MATERIAL:

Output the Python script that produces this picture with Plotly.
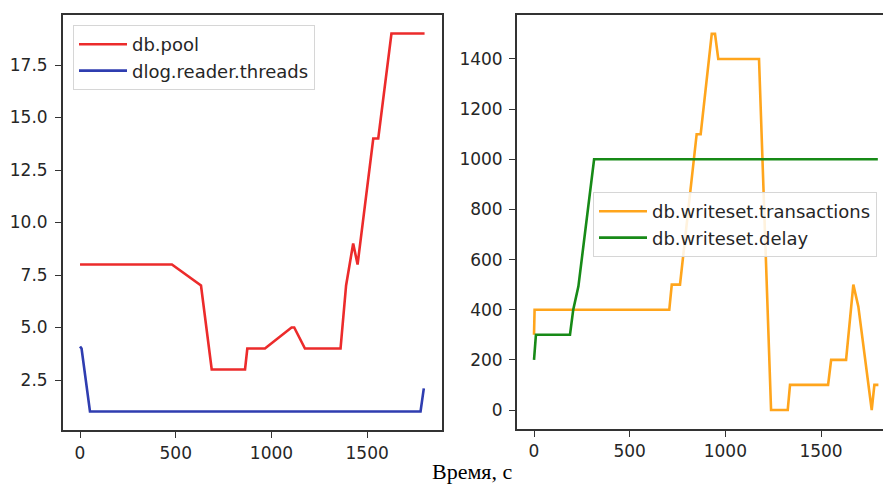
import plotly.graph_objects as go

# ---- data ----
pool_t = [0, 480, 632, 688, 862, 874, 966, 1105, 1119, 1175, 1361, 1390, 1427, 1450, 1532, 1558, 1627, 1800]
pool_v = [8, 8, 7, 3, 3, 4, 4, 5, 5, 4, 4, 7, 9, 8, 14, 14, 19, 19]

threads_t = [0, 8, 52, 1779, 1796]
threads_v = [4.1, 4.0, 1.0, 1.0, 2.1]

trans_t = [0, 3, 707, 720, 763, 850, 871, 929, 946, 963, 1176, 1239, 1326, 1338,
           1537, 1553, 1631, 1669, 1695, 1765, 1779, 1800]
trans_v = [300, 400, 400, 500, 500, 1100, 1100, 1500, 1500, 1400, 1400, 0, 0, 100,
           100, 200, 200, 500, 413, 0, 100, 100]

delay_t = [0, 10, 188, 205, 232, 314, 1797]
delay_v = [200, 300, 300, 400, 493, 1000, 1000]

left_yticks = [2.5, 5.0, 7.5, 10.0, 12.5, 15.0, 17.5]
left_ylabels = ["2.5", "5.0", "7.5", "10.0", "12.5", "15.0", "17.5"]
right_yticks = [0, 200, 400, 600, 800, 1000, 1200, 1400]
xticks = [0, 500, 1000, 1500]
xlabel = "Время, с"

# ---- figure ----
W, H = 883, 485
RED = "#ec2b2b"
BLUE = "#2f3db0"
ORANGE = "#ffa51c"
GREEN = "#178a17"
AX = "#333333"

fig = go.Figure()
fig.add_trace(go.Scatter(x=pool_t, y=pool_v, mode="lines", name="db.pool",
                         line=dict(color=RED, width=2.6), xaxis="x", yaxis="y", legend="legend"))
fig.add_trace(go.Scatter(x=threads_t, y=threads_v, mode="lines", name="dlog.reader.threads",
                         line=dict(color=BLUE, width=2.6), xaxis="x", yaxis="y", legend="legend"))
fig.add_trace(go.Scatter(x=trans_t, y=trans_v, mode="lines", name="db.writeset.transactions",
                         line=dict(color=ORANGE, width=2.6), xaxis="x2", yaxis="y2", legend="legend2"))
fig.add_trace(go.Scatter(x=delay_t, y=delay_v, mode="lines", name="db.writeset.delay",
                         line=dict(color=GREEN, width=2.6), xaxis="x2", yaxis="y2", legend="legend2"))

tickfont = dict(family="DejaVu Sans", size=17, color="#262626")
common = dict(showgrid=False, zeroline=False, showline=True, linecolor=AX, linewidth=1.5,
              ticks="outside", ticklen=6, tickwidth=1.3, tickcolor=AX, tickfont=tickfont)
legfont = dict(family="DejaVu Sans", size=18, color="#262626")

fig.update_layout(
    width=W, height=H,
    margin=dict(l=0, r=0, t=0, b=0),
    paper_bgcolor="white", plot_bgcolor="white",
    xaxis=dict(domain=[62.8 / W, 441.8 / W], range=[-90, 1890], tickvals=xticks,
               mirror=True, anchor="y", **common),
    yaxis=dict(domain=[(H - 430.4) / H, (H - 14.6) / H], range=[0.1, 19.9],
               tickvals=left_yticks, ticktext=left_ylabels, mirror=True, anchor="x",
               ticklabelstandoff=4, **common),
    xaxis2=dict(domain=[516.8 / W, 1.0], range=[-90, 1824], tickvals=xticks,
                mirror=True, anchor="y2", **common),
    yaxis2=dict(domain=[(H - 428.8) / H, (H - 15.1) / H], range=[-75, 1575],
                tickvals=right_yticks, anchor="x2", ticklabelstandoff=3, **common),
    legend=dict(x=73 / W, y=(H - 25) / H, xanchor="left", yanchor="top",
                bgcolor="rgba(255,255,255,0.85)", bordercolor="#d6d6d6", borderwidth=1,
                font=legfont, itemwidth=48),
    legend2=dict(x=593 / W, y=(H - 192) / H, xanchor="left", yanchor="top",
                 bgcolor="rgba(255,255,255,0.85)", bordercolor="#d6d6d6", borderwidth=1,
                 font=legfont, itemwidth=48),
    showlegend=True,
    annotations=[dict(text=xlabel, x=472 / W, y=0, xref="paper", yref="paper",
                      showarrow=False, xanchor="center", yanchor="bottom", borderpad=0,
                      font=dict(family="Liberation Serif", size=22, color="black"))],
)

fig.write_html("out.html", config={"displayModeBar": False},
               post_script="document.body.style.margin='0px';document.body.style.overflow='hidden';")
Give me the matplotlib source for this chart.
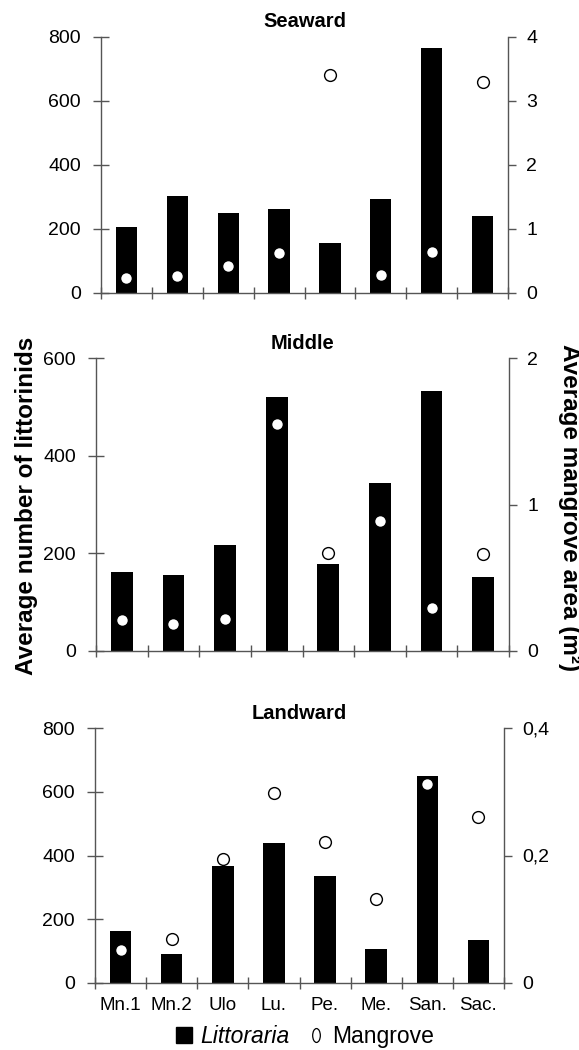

PROBLEM REQUIREMENTS:
From the entries, copy out each line containing the word "picture".

RESULT FOR THIS TASK:
Output the Python script that produces this picture with Plotly.

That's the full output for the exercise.